Tensions rise ahead of crisis talks

Tensions remain high at Preah Vihear as Cambodian and Thai troops continue to mass along the border ahead of crisis talks Monday that are hoped to defuse the standoff over territory around the 11th century temple.

More than 1,500 soldiers have now been deployed to Preah Vihear, where Cambodia maintains that Thai troops crossed into its territory last week and continue to occupy land near the temple.

"Thai soldiers have violated Cambodian territory ... I am sorry that they will not leave," Council of Ministers spokesman Phay Siphan told reporters over the weekend after making a trip to the area.

"Preah Vihear is internationally recognized as Cambodia's. So when Thais protest about this, they are protesting against the international community."

Cambodia has written a letter to the UN Security Council informing it of the standoff, officials said over the weekend.

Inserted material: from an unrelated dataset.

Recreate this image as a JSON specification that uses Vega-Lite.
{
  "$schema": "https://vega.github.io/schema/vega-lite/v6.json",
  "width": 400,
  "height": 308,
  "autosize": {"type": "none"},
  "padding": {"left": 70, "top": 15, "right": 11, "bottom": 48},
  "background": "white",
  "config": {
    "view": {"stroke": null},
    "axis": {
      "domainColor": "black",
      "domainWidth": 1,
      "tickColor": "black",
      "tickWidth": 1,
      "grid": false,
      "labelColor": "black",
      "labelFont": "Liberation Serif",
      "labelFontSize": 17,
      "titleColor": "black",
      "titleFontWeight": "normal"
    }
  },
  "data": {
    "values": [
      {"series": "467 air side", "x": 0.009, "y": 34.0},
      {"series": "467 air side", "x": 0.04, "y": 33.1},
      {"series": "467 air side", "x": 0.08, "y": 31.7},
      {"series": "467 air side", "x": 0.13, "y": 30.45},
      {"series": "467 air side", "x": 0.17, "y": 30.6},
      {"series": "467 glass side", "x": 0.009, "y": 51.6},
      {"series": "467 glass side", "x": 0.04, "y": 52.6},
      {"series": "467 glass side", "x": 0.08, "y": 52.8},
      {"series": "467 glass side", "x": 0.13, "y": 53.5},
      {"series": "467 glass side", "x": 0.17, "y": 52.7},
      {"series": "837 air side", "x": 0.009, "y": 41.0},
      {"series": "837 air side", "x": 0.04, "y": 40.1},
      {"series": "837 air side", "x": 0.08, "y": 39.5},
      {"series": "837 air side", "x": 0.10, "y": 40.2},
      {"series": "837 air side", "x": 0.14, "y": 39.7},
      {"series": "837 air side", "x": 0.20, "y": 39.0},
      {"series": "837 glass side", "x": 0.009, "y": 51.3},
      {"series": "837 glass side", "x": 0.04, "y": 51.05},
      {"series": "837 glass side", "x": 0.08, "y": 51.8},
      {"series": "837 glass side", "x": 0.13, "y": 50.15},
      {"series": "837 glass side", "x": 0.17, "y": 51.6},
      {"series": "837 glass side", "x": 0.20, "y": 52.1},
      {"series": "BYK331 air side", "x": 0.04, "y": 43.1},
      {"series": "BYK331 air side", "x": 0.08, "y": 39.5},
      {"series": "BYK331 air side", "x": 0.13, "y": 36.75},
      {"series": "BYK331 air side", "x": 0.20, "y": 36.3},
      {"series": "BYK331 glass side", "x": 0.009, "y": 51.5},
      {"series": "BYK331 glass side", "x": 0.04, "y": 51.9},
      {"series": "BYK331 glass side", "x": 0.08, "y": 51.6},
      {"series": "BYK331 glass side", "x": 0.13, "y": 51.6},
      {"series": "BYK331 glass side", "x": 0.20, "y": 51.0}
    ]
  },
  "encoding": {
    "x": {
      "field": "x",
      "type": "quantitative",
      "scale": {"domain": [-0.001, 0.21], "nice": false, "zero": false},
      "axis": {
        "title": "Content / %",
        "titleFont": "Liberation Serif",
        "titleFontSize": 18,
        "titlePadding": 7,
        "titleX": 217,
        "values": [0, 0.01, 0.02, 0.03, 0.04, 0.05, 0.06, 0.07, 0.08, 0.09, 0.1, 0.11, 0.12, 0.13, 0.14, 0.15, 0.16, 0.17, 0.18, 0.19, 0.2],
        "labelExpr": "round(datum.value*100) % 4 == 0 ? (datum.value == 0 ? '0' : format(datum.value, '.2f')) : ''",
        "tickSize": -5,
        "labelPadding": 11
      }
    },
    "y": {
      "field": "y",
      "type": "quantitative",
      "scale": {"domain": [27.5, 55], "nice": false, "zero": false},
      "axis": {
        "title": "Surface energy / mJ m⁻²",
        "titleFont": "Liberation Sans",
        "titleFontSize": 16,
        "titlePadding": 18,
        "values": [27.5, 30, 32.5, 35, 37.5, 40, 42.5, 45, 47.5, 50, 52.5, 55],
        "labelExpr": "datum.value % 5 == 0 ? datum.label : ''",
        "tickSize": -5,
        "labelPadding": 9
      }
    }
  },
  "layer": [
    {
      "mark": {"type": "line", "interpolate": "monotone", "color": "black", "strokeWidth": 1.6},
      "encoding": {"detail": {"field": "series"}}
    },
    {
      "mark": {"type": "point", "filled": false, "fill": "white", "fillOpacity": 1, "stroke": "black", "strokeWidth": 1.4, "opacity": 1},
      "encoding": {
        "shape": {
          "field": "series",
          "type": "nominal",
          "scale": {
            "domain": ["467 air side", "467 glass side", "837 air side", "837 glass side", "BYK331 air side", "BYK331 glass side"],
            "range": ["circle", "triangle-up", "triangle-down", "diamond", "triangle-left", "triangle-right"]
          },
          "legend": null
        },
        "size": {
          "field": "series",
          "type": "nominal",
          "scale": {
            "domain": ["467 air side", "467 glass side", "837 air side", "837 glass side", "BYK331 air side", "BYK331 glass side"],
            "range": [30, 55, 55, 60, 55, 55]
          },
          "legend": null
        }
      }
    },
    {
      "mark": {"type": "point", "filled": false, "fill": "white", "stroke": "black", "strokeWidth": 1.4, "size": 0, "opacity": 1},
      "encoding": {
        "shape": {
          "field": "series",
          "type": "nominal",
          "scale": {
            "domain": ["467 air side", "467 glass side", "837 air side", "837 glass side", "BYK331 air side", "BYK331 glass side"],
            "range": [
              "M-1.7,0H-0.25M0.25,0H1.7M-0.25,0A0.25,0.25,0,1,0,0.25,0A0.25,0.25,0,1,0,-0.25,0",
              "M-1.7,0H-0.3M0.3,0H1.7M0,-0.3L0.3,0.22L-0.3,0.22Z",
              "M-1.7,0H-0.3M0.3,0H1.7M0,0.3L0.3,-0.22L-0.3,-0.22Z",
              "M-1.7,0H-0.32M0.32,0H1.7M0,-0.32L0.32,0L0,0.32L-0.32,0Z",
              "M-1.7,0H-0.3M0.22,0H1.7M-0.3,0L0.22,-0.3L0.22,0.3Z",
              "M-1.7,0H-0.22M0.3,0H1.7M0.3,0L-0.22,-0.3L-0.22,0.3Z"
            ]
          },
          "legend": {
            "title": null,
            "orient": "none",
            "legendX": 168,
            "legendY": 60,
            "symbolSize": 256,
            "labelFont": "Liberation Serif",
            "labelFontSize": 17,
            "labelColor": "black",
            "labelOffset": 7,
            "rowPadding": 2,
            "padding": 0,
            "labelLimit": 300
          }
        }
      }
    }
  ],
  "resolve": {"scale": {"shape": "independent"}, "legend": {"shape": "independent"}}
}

Military officials and diplomatic personnel from China, Vietnam, France and the United States have also traveled to Preah Vihear to review the situation.

Bangkok insists that its soldiers are on Thai territory, and has refused to withdraw them despite Thai military commanders saying Friday that they would leave.

Prime Minister Hun Sen and his Thai counterpart, Samak Sundaravej, have each written letters to other claiming the territory and urging the removal of troops ahead of talks to be held in Thailand on Monday. Hun Sen said last week that the worsening situation was "very bad for relations" between the two countries. 

"These [Thai] soldiers have encroached on our territory ... and have since increased in number rather than withdrawing," Hun Sen wrote, according to government spokesman Khieu Kanharith.

An area of 4.8 square kilometers around the temple remains in dispute after the World Court ruled in 1962 that Preah Vihear belongs to Cambodia. The temple was designated a UNESCO World Heritage Site on July 7 after years of resistance from Bangkok to the inscription, further inflaming Thai nationalism.

Cambodian military police commander Sao Sokha, however, said it is unlikely the dispute will erupt in violence, despite the concentration of men and weapons. "Why would we shoot each other? Let our leaders solve this problem ... we are all Buddhists here," he said, urging the Thais to stop sending troops to the area. A senior Cambodian military commander who did not want to be named also said the Thais were massing troops across the border from Anlong Veng in northern Cambodia. "We have also sent our troops to Anlong Veng. We are matching them at all points along the border," he told the Post on Saturday. The crisis began last Tuesday when Cambodia says Thai soldiers crossed the border and took up positions in Cambodian territory following the arrest of three Thais who jumped an international checkpoint to try and protest Preah Vihear's ownership.

The temple has been closed to Thais since last month, when a group of angry demonstrators massed on the Thai side of the border crossing to rally against Cambodia's claim to the temple.

The dispute has caused political turmoil in Thailand, as opposition parties seized on the issue to put pressure on Samak's government.

 

On July 10, Thai Foreign Minister Noppadon Pattama stepped down after the Constitutional Court ruled that he had acted illegally in signing an agreement supporting Cambodia’s bid to have Preah Vihear temple listed as a World Heritage Site without the permission of parliament.